[What is being asked] Quote from the first line below through the line that contains "import numpy as np", both included, and leave the pictures out.

[Data extract]
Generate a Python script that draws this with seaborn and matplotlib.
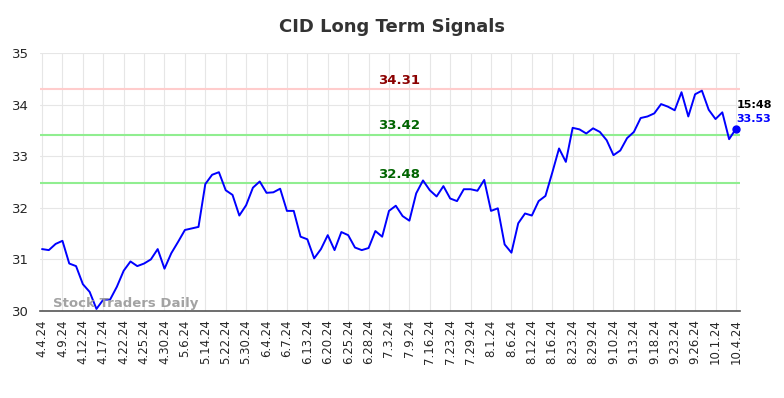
import matplotlib
matplotlib.use("Agg")
import matplotlib.pyplot as plt
import seaborn as sns
import pandas as pd
import numpy as np

tick_labels = ["4.4.24", "4.9.24", "4.12.24", "4.17.24", "4.22.24", "4.25.24", "4.30.24",
               "5.6.24", "5.14.24", "5.22.24", "5.30.24", "6.4.24", "6.7.24", "6.13.24",
               "6.20.24", "6.25.24", "6.28.24", "7.3.24", "7.9.24", "7.16.24", "7.23.24",
               "7.29.24", "8.1.24", "8.6.24", "8.12.24", "8.16.24", "8.23.24", "8.29.24",
               "9.10.24", "9.13.24", "9.18.24", "9.23.24", "9.26.24", "10.1.24", "10.4.24"]

prices = [31.20, 31.18, 31.30, 31.36, 30.92, 30.87, 30.52, 30.37, 30.04, 30.22,
          30.22, 30.47, 30.78, 30.96, 30.87, 30.92, 31.00, 31.20, 30.82, 31.12,
          31.34, 31.57, 31.60, 31.63, 32.46, 32.64, 32.69, 32.34, 32.25, 31.85,
          32.05, 32.39, 32.51, 32.29, 32.30, 32.37, 31.94, 31.94, 31.44, 31.39,
          31.02, 31.20, 31.47, 31.18, 31.53, 31.47, 31.23, 31.18, 31.22, 31.55,
          31.44, 31.94, 32.04, 31.84, 31.75, 32.28, 32.53, 32.34, 32.22, 32.42,
          32.18, 32.13, 32.36, 32.36, 32.33, 32.54, 31.94, 31.99, 31.29, 31.13,
          31.70, 31.89, 31.85, 32.13, 32.23, 32.68, 33.15, 32.89, 33.55, 33.52,
          33.44, 33.54, 33.47, 33.31, 33.02, 33.11, 33.35, 33.47, 33.74, 33.77,
          33.83, 34.01, 33.96, 33.89, 34.24, 33.77, 34.20, 34.27, 33.90, 33.72,
          33.85, 33.33, 33.53]

levels = [34.31, 33.42, 32.48]
level_colors = ["#ffcccc", "#90ee90", "#90ee90"]
level_text_colors = ["#8b0000", "#006400", "#006400"]
last_time = "15:48"

sns.set_style("whitegrid")
plt.rcParams['font.family'] = ['DejaVu Sans']

df = pd.DataFrame({"idx": np.arange(len(prices)), "price": prices})

fig = plt.figure(figsize=(7.84, 3.98), dpi=100)
ax = fig.add_axes([40/784, 1-311/398, 700/784, 258/398])

for lv, c in zip(levels, level_colors):
    ax.axhline(lv, color=c, lw=1.5, zorder=1)

sns.lineplot(data=df, x="idx", y="price", ax=ax, color="#0000ff", lw=1.4, zorder=3)

n = len(prices)
ax.plot([n-1], [prices[-1]], "o", color="#0000ff", ms=5, zorder=4)

label_x = 52.5
for lv, tc in zip(levels, level_text_colors):
    ax.text(label_x, lv + 0.04, f"{lv:.2f}", color=tc, fontsize=9.5, fontweight="bold",
            ha="center", va="bottom")

ax.text(n - 1 + 0.1, prices[-1] + 0.47, last_time, color="black", fontsize=8,
        fontweight="bold", ha="left", va="center")
ax.text(n - 1 + 0.1, prices[-1] + 0.2, f"{prices[-1]:.2f}", color="#0000ff", fontsize=8,
        fontweight="bold", ha="left", va="center")

ax.text(0.018, 0.005, "Stock Traders Daily", transform=ax.transAxes, color="#999999",
        fontsize=9.5, fontweight="bold", alpha=0.9, ha="left", va="bottom")

ax.set_xlim(-0.3, 102.6)
ax.set_ylim(30, 35)
ax.set_xticks(np.arange(0, n, 3))
ax.set_xticklabels(tick_labels, rotation=90, fontsize=8.5)
ax.set_yticks([30, 31, 32, 33, 34, 35])
ax.tick_params(axis="y", labelsize=9.5, length=0, pad=8)
ax.tick_params(axis="x", length=0, pad=6)
ax.set_xlabel("")
ax.set_ylabel("")
ax.grid(True, color="#e6e6e6", lw=0.8)
for s in ["top", "right", "left"]:
    ax.spines[s].set_visible(False)
ax.spines["bottom"].set_color("#555555")
ax.spines["bottom"].set_linewidth(1.2)

fig.suptitle("CID Long Term Signals", x=0.5, y=0.955, fontsize=13, fontweight="bold", color="#333333")

fig.savefig("out.png", dpi=100)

[Exercise output]
Generate a Python script that draws this with seaborn and matplotlib.
import matplotlib
matplotlib.use("Agg")
import matplotlib.pyplot as plt
import seaborn as sns
import pandas as pd
import numpy as np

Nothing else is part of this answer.